• [DATA EXCERPT]
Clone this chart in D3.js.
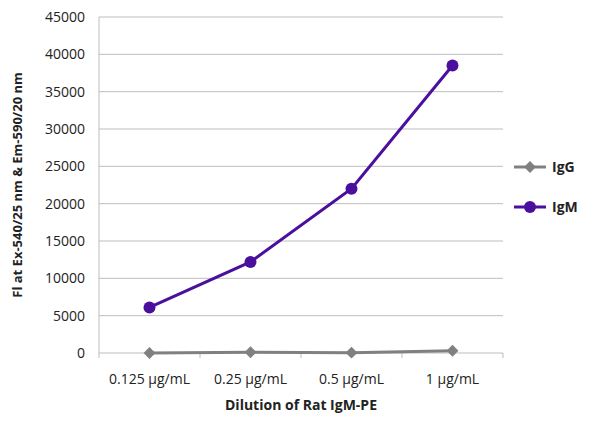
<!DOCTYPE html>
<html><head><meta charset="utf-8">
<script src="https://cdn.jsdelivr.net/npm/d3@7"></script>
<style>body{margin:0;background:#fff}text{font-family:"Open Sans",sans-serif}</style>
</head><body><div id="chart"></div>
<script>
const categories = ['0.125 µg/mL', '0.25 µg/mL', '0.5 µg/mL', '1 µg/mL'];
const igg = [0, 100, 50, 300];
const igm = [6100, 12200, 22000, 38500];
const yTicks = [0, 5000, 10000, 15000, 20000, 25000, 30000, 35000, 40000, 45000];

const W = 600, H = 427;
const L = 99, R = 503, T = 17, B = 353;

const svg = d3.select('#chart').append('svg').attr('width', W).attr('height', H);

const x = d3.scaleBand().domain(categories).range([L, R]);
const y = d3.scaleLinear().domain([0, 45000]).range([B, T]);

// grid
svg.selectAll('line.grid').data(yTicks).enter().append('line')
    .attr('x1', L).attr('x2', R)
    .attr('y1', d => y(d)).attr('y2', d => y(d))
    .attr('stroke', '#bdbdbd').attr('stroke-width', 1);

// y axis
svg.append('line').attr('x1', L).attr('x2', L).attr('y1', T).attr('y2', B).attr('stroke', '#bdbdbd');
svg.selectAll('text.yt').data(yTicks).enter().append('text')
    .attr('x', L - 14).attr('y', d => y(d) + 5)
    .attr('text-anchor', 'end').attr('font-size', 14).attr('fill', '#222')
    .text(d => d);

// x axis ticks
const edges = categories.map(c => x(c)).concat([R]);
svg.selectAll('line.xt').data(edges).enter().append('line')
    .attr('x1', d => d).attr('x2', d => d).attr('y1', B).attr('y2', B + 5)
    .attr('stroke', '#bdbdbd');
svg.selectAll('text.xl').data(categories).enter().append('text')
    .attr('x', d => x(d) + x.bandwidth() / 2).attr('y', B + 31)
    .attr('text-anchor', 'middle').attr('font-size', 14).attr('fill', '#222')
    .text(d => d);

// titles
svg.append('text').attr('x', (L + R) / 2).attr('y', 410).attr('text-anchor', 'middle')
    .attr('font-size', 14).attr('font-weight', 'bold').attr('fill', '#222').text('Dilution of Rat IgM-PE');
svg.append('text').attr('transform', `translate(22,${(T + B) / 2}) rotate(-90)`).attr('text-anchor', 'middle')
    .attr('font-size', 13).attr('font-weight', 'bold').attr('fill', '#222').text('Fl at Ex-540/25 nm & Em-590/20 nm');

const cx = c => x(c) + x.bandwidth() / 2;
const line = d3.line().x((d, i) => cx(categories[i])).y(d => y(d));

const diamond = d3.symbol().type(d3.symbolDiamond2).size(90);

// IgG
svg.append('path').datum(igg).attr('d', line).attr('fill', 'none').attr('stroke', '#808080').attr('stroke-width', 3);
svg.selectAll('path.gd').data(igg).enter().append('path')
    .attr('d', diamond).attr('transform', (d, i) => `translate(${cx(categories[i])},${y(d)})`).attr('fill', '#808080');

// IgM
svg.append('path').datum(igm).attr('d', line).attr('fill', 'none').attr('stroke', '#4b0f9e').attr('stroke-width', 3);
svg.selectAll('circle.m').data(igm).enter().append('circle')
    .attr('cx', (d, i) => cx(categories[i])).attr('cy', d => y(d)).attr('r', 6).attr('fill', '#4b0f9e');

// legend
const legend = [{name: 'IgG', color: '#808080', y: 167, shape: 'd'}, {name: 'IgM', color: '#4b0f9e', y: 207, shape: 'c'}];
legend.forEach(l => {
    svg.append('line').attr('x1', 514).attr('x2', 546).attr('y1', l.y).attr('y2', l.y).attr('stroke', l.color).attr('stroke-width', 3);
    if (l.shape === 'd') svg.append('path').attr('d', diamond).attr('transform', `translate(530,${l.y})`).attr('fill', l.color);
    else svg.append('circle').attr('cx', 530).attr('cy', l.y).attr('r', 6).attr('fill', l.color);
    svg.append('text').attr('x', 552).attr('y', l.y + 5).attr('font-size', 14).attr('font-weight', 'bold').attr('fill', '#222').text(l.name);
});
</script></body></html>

• [WHAT YOU ARE ASKED TO DO]
Leave out the pictures and transcribe everything else exactly.

• [RESULT FOR THIS EXERCISE]
Clone this chart in D3.js.
<!DOCTYPE html>
<html><head><meta charset="utf-8">
<script src="https://cdn.jsdelivr.net/npm/d3@7"></script>
<style>body{margin:0;background:#fff}text{font-family:"Open Sans",sans-serif}</style>
</head><body><div id="chart"></div>
<script>
const categories = ['0.125 µg/mL', '0.25 µg/mL', '0.5 µg/mL', '1 µg/mL'];
const igg = [0, 100, 50, 300];
const igm = [6100, 12200, 22000, 38500];
const yTicks = [0, 5000, 10000, 15000, 20000, 25000, 30000, 35000, 40000, 45000];

const W = 600, H = 427;
const L = 99, R = 503, T = 17, B = 353;

const svg = d3.select('#chart').append('svg').attr('width', W).attr('height', H);

const x = d3.scaleBand().domain(categories).range([L, R]);
const y = d3.scaleLinear().domain([0, 45000]).range([B, T]);

// grid
svg.selectAll('line.grid').data(yTicks).enter().append('line')
    .attr('x1', L).attr('x2', R)
    .attr('y1', d => y(d)).attr('y2', d => y(d))
    .attr('stroke', '#bdbdbd').attr('stroke-width', 1);

// y axis
svg.append('line').attr('x1', L).attr('x2', L).attr('y1', T).attr('y2', B).attr('stroke', '#bdbdbd');
svg.selectAll('text.yt').data(yTicks).enter().append('text')
    .attr('x', L - 14).attr('y', d => y(d) + 5)
    .attr('text-anchor', 'end').attr('font-size', 14).attr('fill', '#222')
    .text(d => d);

// x axis ticks
const edges = categories.map(c => x(c)).concat([R]);
svg.selectAll('line.xt').data(edges).enter().append('line')
    .attr('x1', d => d).attr('x2', d => d).attr('y1', B).attr('y2', B + 5)
    .attr('stroke', '#bdbdbd');
svg.selectAll('text.xl').data(categories).enter().append('text')
    .attr('x', d => x(d) + x.bandwidth() / 2).attr('y', B + 31)
    .attr('text-anchor', 'middle').attr('font-size', 14).attr('fill', '#222')
    .text(d => d);

// titles
svg.append('text').attr('x', (L + R) / 2).attr('y', 410).attr('text-anchor', 'middle')
    .attr('font-size', 14).attr('font-weight', 'bold').attr('fill', '#222').text('Dilution of Rat IgM-PE');
svg.append('text').attr('transform', `translate(22,${(T + B) / 2}) rotate(-90)`).attr('text-anchor', 'middle')
    .attr('font-size', 13).attr('font-weight', 'bold').attr('fill', '#222').text('Fl at Ex-540/25 nm & Em-590/20 nm');

const cx = c => x(c) + x.bandwidth() / 2;
const line = d3.line().x((d, i) => cx(categories[i])).y(d => y(d));

const diamond = d3.symbol().type(d3.symbolDiamond2).size(90);

// IgG
svg.append('path').datum(igg).attr('d', line).attr('fill', 'none').attr('stroke', '#808080').attr('stroke-width', 3);
svg.selectAll('path.gd').data(igg).enter().append('path')
    .attr('d', diamond).attr('transform', (d, i) => `translate(${cx(categories[i])},${y(d)})`).attr('fill', '#808080');

// IgM
svg.append('path').datum(igm).attr('d', line).attr('fill', 'none').attr('stroke', '#4b0f9e').attr('stroke-width', 3);
svg.selectAll('circle.m').data(igm).enter().append('circle')
    .attr('cx', (d, i) => cx(categories[i])).attr('cy', d => y(d)).attr('r', 6).attr('fill', '#4b0f9e');

// legend
const legend = [{name: 'IgG', color: '#808080', y: 167, shape: 'd'}, {name: 'IgM', color: '#4b0f9e', y: 207, shape: 'c'}];
legend.forEach(l => {
    svg.append('line').attr('x1', 514).attr('x2', 546).attr('y1', l.y).attr('y2', l.y).attr('stroke', l.color).attr('stroke-width', 3);
    if (l.shape === 'd') svg.append('path').attr('d', diamond).attr('transform', `translate(530,${l.y})`).attr('fill', l.color);
    else svg.append('circle').attr('cx', 530).attr('cy', l.y).attr('r', 6).attr('fill', l.color);
    svg.append('text').attr('x', 552).attr('y', l.y + 5).attr('font-size', 14).attr('font-weight', 'bold').attr('fill', '#222').text(l.name);
});
</script></body></html>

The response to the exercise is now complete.